A mão fora perfurada pelo que parecia uma dezena de pregos e o sangue escorria pelo antebraço, pingando grandes gotas negras no piso de cerâmica azulada. Continuava gritando segurando o pulso. Virou-se pretendendo buscar ajuda, precisava estancar aquele sangue, ligar para Carla, para o veterinário e precisava... Algo lhe bloqueou os pensamentos e quaisquer ações como um torniquete mental e ele estacou. Havia algo nele, podia sentir deslizando por dentro da carne do pulso e se encaminhando pelo braço inteiro, era como um verme abrindo caminho por entre os músculos. O torniquete afrouxou espaço suficiente para ouvir alguém falar em seu ouvido num sussurro:
- precisaaa dar continuadaaadeeeee... Quantooos mais de você háááá...?

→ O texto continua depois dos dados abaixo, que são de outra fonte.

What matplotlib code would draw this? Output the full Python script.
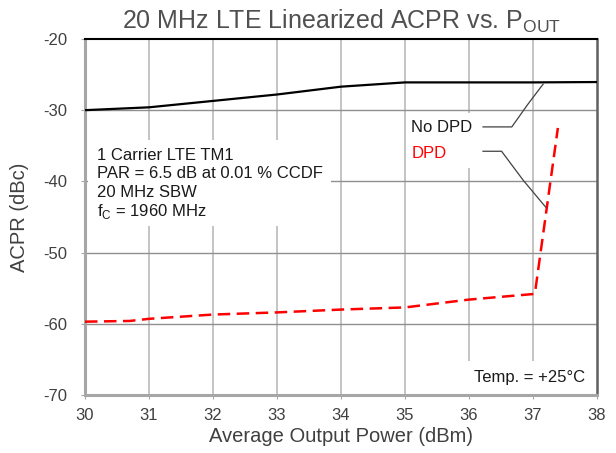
import matplotlib
matplotlib.use("Agg")
import matplotlib.pyplot as plt
from matplotlib.patches import Rectangle

plt.rcParams['font.family'] = ['Liberation Sans', 'DejaVu Sans']
plt.rcParams['axes.unicode_minus'] = False

# Data
nodpd_x = [30, 31, 32, 33, 34, 35, 36, 37, 38]
nodpd_y = [-30.0, -29.6, -28.7, -27.8, -26.7, -26.1, -26.1, -26.1, -26.05]
dpd_x = [30, 30.7, 31, 32, 33, 34, 35, 36, 37.03, 37.39]
dpd_y = [-59.7, -59.6, -59.3, -58.7, -58.4, -58.0, -57.7, -56.6, -55.8, -32.5]
x_ticks = [30, 31, 32, 33, 34, 35, 36, 37, 38]
y_ticks = [-70, -60, -50, -40, -30, -20]
nodpd_leader_x = [36.22, 36.67, 36.93, 37.16]
nodpd_leader_y = [-32.35, -32.35, -29.06, -26.34]
dpd_leader_x = [36.22, 36.51, 36.85, 37.2]
dpd_leader_y = [-35.77, -35.77, -39.86, -43.62]
note_lines = ["1 Carrier LTE TM1", "PAR = 6.5 dB at 0.01 % CCDF", "20 MHz SBW",
              "f$_{\\mathregular{C}}$ = 1960 MHz"]
note_y = [-36.34, -38.87, -41.55, -44.23]

fig = plt.figure(figsize=(6.16, 4.53), dpi=100)
ax = fig.add_axes([0.138, 0.128, 0.831, 0.786])

ax.set_xlim(30, 38)
ax.set_ylim(-70, -20)
ax.set_xticks(x_ticks)
ax.set_yticks(y_ticks)

for xv in x_ticks[1:-1]:
    ax.axvline(xv, color='#c4c4c4', lw=1.4, zorder=0)
for yv in y_ticks[1:-1]:
    ax.axhline(yv, color='#8f8f8f', lw=1.0, zorder=0)

# white boxes hiding the grid behind text
ax.add_patch(Rectangle((30.05, -46.3), 3.79, 12.1, facecolor='white', edgecolor='none', zorder=1))
ax.add_patch(Rectangle((35.02, -38.17), 1.14, 7.75, facecolor='white', edgecolor='none', zorder=1))
ax.add_patch(Rectangle((35.98, -69.9), 2.0, 4.7, facecolor='white', edgecolor='none', zorder=1))

ax.plot(nodpd_x, nodpd_y, color='black', lw=1.6, zorder=3)
ax.plot(dpd_x, dpd_y, color='#ff0000', lw=1.8, dashes=(5, 2.6), zorder=3)

for t, yv in zip(note_lines, note_y):
    ax.text(30.19, yv, t, fontsize=12, color='#1a1a1a', va='center', ha='left', zorder=4)
ax.text(35.1, -32.4, "No DPD", fontsize=12, color='#1a1a1a', va='center', ha='left', zorder=4)
ax.text(35.1, -36.06, "DPD", fontsize=12, color='#ff0000', va='center', ha='left', zorder=4)
ax.text(37.81, -67.6, "Temp. = +25\u00b0C", fontsize=12, color='#1a1a1a', va='center', ha='right', zorder=4)

ax.plot(nodpd_leader_x, nodpd_leader_y, color='#404040', lw=0.9, zorder=5)
ax.plot(dpd_leader_x, dpd_leader_y, color='#404040', lw=0.9, zorder=5)

# Spines
ax.spines['top'].set_color('black')
ax.spines['top'].set_linewidth(1.5)
ax.spines['left'].set_color('#a6a6a6')
ax.spines['left'].set_linewidth(2.2)
ax.spines['bottom'].set_color('#a6a6a6')
ax.spines['bottom'].set_linewidth(2.2)
ax.spines['right'].set_color('#606060')
ax.spines['right'].set_linewidth(1.8)

ax.tick_params(axis='both', length=3, color='#a6a6a6', labelsize=12, labelcolor='#404040', pad=6)
ax.tick_params(axis='y', pad=10)

ax.set_xlabel("Average Output Power (dBm)", fontsize=14.5, color='#404040', labelpad=3)
ax.set_ylabel("ACPR (dBc)", fontsize=14.5, color='#404040', labelpad=10)
ax.set_title("20 MHz LTE Linearized ACPR vs. P$_{\\mathregular{OUT}}$", fontsize=18,
             color='#505050', pad=7)

fig.savefig("out.png", dpi=100)
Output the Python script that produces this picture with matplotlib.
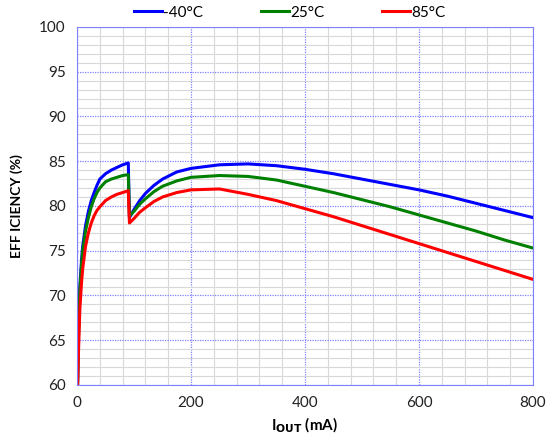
import matplotlib.pyplot as plt
from matplotlib.ticker import MultipleLocator

plt.rcParams['font.family'] = ['Lato', 'DejaVu Sans']

# 측정 데이터 (I_OUT mA, 효율 %)
x_m40 = [1, 3, 5, 8, 10, 15, 20, 25, 30, 35, 40, 50, 60, 70, 80, 90, 92,
         100, 110, 120, 135, 150, 175, 200, 250, 300, 350, 400, 450, 500, 550, 600, 650, 700, 750, 800]
eff_m40 = [60.0, 67.0, 71.0, 74.0, 75.5, 77.8, 79.4, 80.6, 81.5, 82.3, 83.0, 83.6, 84.0, 84.3, 84.6, 84.8, 78.7,
           79.6, 80.6, 81.4, 82.3, 83.0, 83.8, 84.2, 84.6, 84.7, 84.5, 84.1, 83.6, 83.0, 82.4, 81.8, 81.1, 80.3, 79.5, 78.7]

x_25 = [1, 3, 5, 8, 10, 15, 20, 25, 30, 35, 40, 50, 60, 70, 80, 90, 92,
        100, 110, 120, 135, 150, 175, 200, 250, 300, 350, 400, 450, 500, 550, 600, 650, 700, 750, 800]
eff_25 = [60.0, 66.5, 70.5, 73.5, 75.0, 77.2, 78.7, 79.9, 80.8, 81.5, 82.0, 82.7, 83.0, 83.2, 83.4, 83.5, 78.9,
          79.4, 80.2, 80.8, 81.6, 82.2, 82.8, 83.2, 83.4, 83.3, 82.9, 82.2, 81.5, 80.7, 79.9, 79.0, 78.1, 77.2, 76.2, 75.3]

x_85 = [1, 3, 5, 8, 10, 15, 20, 25, 30, 35, 40, 50, 60, 70, 80, 90, 92,
        100, 110, 120, 135, 150, 175, 200, 250, 300, 350, 400, 450, 500, 550, 600, 650, 700, 750, 800]
eff_85 = [60.0, 64.5, 68.5, 71.5, 73.0, 75.5, 77.0, 78.1, 78.9, 79.5, 79.9, 80.6, 81.0, 81.3, 81.5, 81.7, 78.1,
          78.6, 79.3, 79.8, 80.5, 81.0, 81.5, 81.8, 81.9, 81.3, 80.6, 79.7, 78.8, 77.8, 76.8, 75.8, 74.8, 73.8, 72.8, 71.8]

fig = plt.figure(figsize=(5.56, 4.42), dpi=100)
ax = fig.add_axes([0.1385, 0.129, 0.82, 0.81])

ax.plot(x_m40, eff_m40, color='#0000ff', lw=2.2, label='-40°C')
ax.plot(x_25, eff_25, color='#008000', lw=2.2, label='25°C')
ax.plot(x_85, eff_85, color='#ff0000', lw=2.2, label='85°C')

ax.set_xlim(0, 800)
ax.set_ylim(60, 100)
ax.xaxis.set_major_locator(MultipleLocator(200))
ax.xaxis.set_minor_locator(MultipleLocator(40))
ax.yaxis.set_major_locator(MultipleLocator(5))
ax.yaxis.set_minor_locator(MultipleLocator(1))
ax.grid(which='minor', color='#d8d8d8', lw=0.8, ls='-')
ax.grid(which='major', color='#8080ff', lw=0.9, ls=(0, (1, 1)))
ax.set_axisbelow(True)
ax.tick_params(which='both', length=0, labelsize=11, pad=8, colors='#222222')
for s in ax.spines.values():
    s.set_color('#8080ff')
    s.set_linestyle((0, (1, 1)))

ax.set_xlabel(r'I$_{\mathbf{OUT}}$ (mA)', fontsize=11, fontweight='bold', labelpad=4)
ax.set_ylabel('EFF ICIENCY (%)', fontsize=10, fontweight='bold', labelpad=12)

ax.legend(loc='lower center', bbox_to_anchor=(0.467, 0.995), ncol=3, frameon=False,
          fontsize=11, handlelength=1.8, handletextpad=0.1, columnspacing=3.8,
          borderaxespad=0.2)

plt.savefig('out.png', dpi=100)
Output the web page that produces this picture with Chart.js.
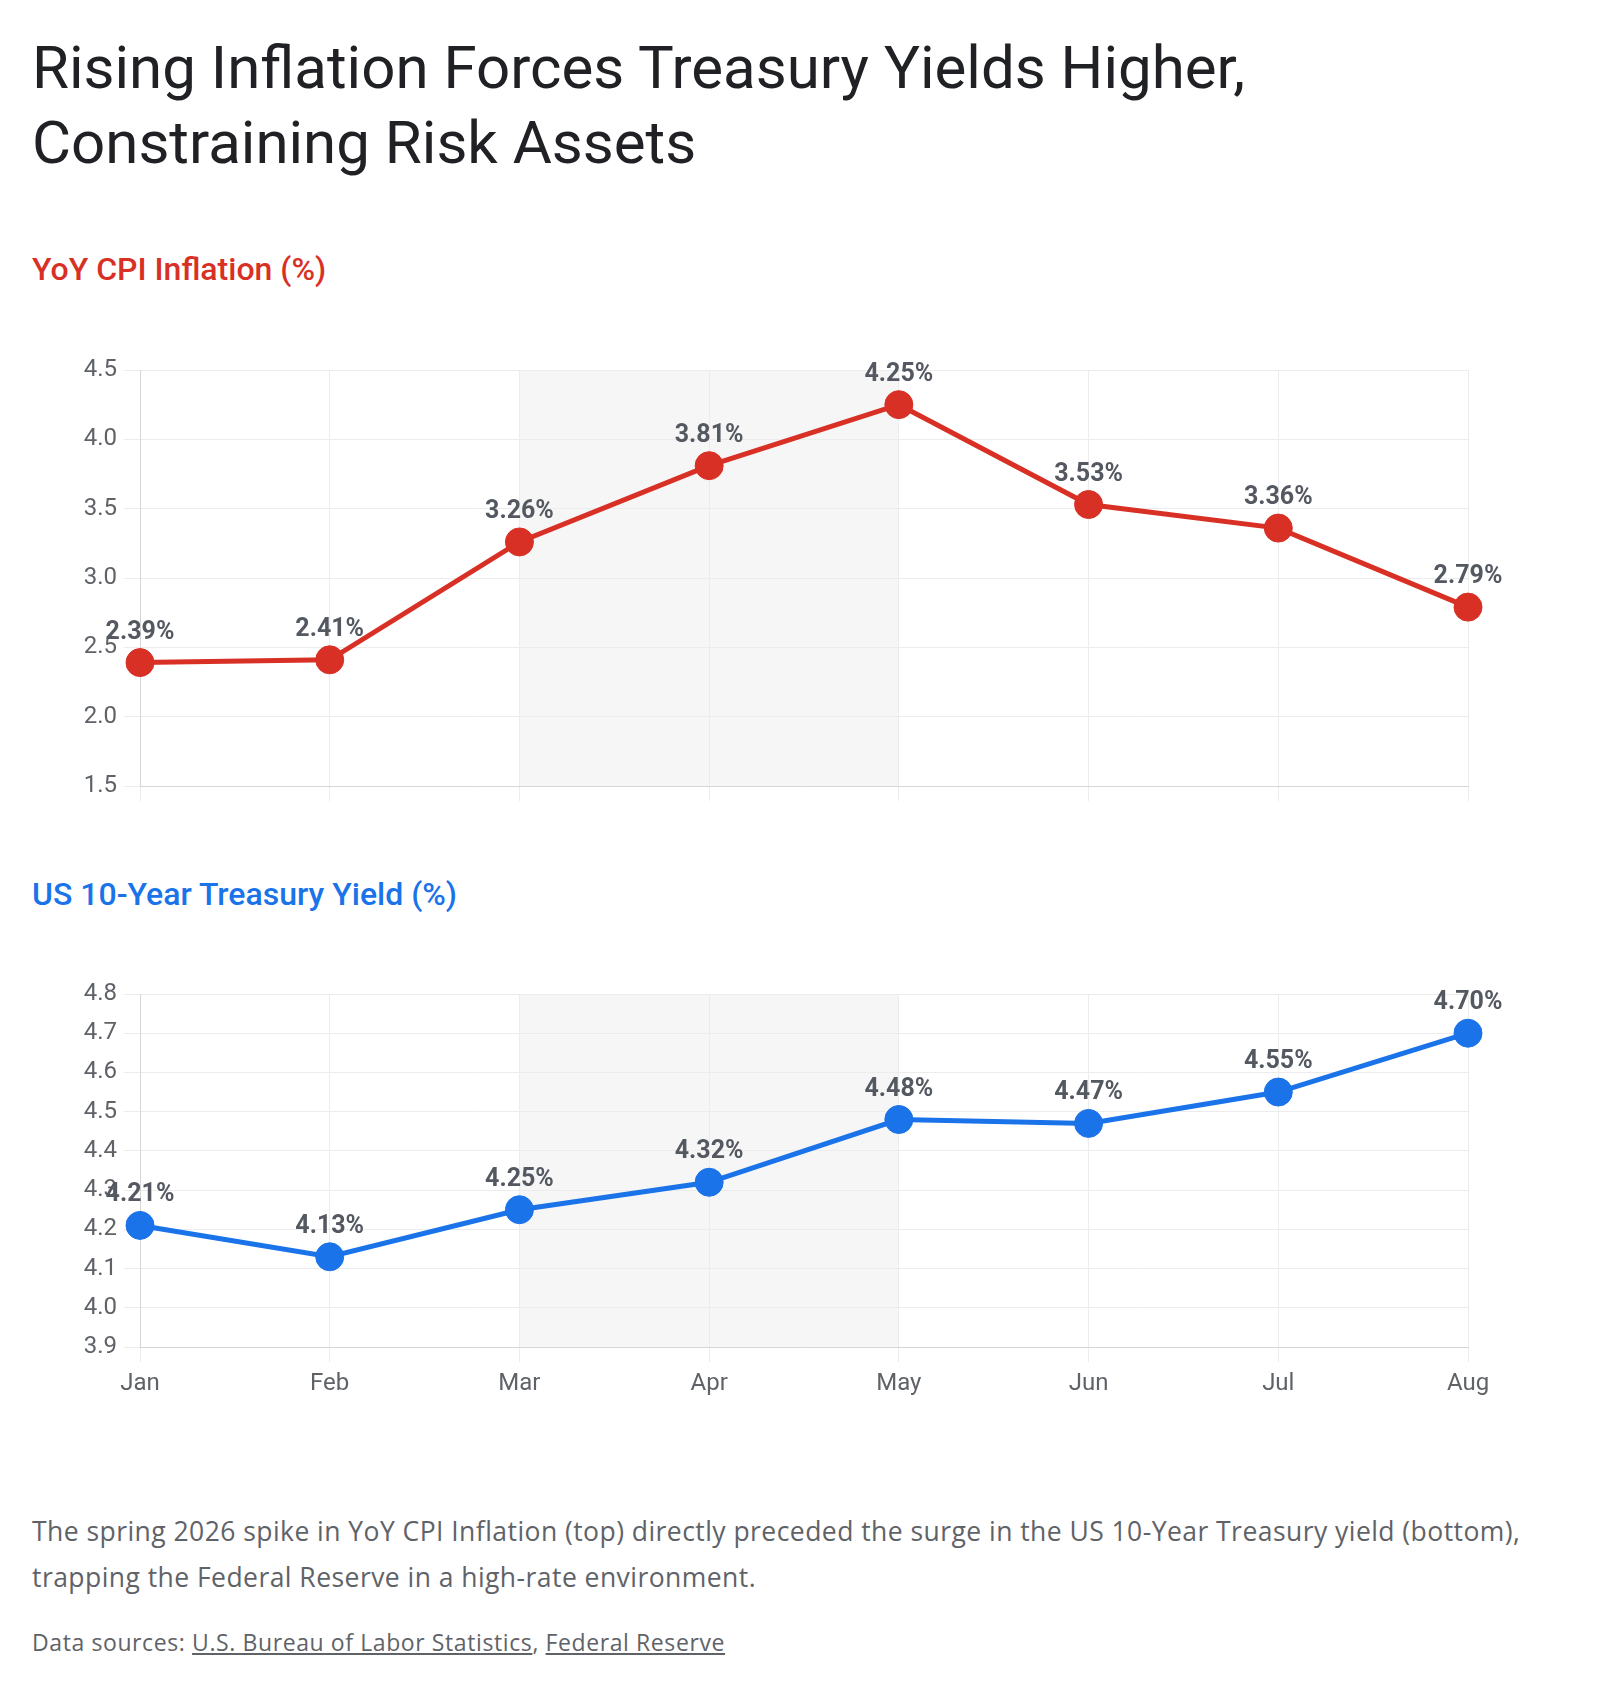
<!DOCTYPE html>
<html>
<head>
<meta charset="utf-8">
<script src="https://cdn.jsdelivr.net/npm/chart.js"></script>
<style>
body{margin:0;background:#fff;font-family:Roboto,"Noto Sans",sans-serif;}
#page{position:relative;width:1600px;height:1690px;}
.abs{position:absolute;left:32px;}
#title{top:30px;font-size:60px;line-height:75px;color:#202124;font-weight:400;}
.sub{font-size:32px;line-height:40px;font-weight:500;}
#sub1{top:249px;color:#d93025;}
#sub2{top:874px;color:#1a73e8;}
canvas{position:absolute;left:0;}
#cpiChart{top:300px;}
#yieldChart{top:930px;}
#caption{top:1508px;font-family:"Open Sans",sans-serif;font-size:26.5px;letter-spacing:0.45px;line-height:46px;color:#5f6368;}
#sources{top:1627px;font-family:"Open Sans",sans-serif;font-size:23px;letter-spacing:0.6px;line-height:30px;color:#5f6368;}
#sources a{color:#5f6368;text-decoration:underline;}
</style>
</head>
<body>
<div id="page">
<div id="title" class="abs">Rising Inflation Forces Treasury Yields Higher,<br>Constraining Risk Assets</div>
<div id="sub1" class="abs sub">YoY CPI Inflation (%)</div>
<canvas id="cpiChart" width="1600" height="508"></canvas>
<div id="sub2" class="abs sub">US 10-Year Treasury Yield (%)</div>
<canvas id="yieldChart" width="1600" height="470"></canvas>
<div id="caption" class="abs">The spring 2026 spike in YoY CPI Inflation (top) directly preceded the surge in the US 10-Year Treasury yield (bottom),<br>trapping the Federal Reserve in a high-rate environment.</div>
<div id="sources" class="abs">Data sources: <a href="#">U.S. Bureau of Labor Statistics</a>, <a href="#">Federal Reserve</a></div>
</div>
<script>

let months=["Jan","Feb","Mar","Apr","May","Jun","Jul","Aug"]

let cpiValues=[2.39,2.41,3.26,3.81,4.25,3.53,3.36,2.79]

let yieldValues=[4.21,4.13,4.25,4.32,4.48,4.47,4.55,4.70]

let cpiTicks=[1.5,2.0,2.5,3.0,3.5,4.0,4.5]

let yieldTicks=[3.9,4.0,4.1,4.2,4.3,4.4,4.5,4.6,4.7,4.8]

let shadeFrom="Mar"
let shadeTo="May"

Chart.defaults.font.family="Roboto"
Chart.defaults.color="#5f6368"

let shadePlugin={
id:"shade",
beforeDraw(chart){
let x=chart.scales.x
let area=chart.chartArea
let ctx=chart.ctx
let x1=x.getPixelForValue(months.indexOf(shadeFrom))
let x2=x.getPixelForValue(months.indexOf(shadeTo))
ctx.save()
ctx.fillStyle="#f6f6f6"
ctx.fillRect(x1,area.top,x2-x1,area.bottom-area.top)
ctx.restore()
}
}

let labelPlugin={
id:"pointLabels",
afterDatasetsDraw(chart){
let ctx=chart.ctx
let meta=chart.getDatasetMeta(0)
let data=chart.data.datasets[0].data
ctx.save()
ctx.font="bold 25px Roboto"
ctx.fillStyle="#545961"
ctx.textAlign="center"
ctx.textBaseline="alphabetic"
meta.data.forEach((pt,i)=>{
ctx.fillText(data[i].toFixed(2)+"%",pt.x,pt.y-24)
})
ctx.restore()
}
}

function makeChart(id,values,color,ticks,showLabels,padTop,xHeight){

return new Chart(document.getElementById(id),{
type:"line",
data:{
labels:months,
datasets:[{
data:values,
borderColor:color,
backgroundColor:color,
borderWidth:5,
pointRadius:14,
pointHoverRadius:14,
pointBorderWidth:1,
pointBackgroundColor:color,
pointBorderColor:color,
tension:0,
clip:false
}]
},
options:{
responsive:false,
animation:false,
layout:{padding:{top:padTop,right:132,left:0,bottom:0}},
plugins:{legend:{display:false},tooltip:{enabled:false}},
scales:{
x:{
grid:{color:"#ececec",tickLength:15,drawTicks:true},
border:{color:"#d6d6d6"},
ticks:{display:showLabels,padding:8,font:{size:24},color:"#5f6368"},
afterFit(scale){scale.height=xHeight}
},
y:{
min:ticks[0],
max:ticks[ticks.length-1],
afterBuildTicks(scale){scale.ticks=ticks.map(v=>({value:v}))},
grid:{color:"#ececec",tickLength:16},
border:{color:"#d6d6d6"},
ticks:{padding:7,font:{size:24},color:"#5f6368",callback:v=>Number(v).toFixed(1)},
afterFit(scale){scale.width=140}
}
}
},
plugins:[shadePlugin,labelPlugin]
})

}

makeChart("cpiChart",cpiValues,"#d93025",cpiTicks,false,70,22)

makeChart("yieldChart",yieldValues,"#1a73e8",yieldTicks,true,64,53)

</script>
</body>
</html>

- muitos – respondeu, desesperadamente, era impossível não responder aquela voz, começou a ouvir ao longe um som de telefone a chamar, mas nada era importante, só responder aquela coisa – milhões... milhões como eu.
- vá em freeeeeente. Há algo para mimmm... fará algo para mimmmm... – a sensação de algo a adentrar pelo braço prolongou-se até o ombro, pelo pescoço e por fim alcançou-lhe a lateral da cabeça numa dor lancinante. Então tudo se apagou.
Lá dentro, o celular tocava insistentemente.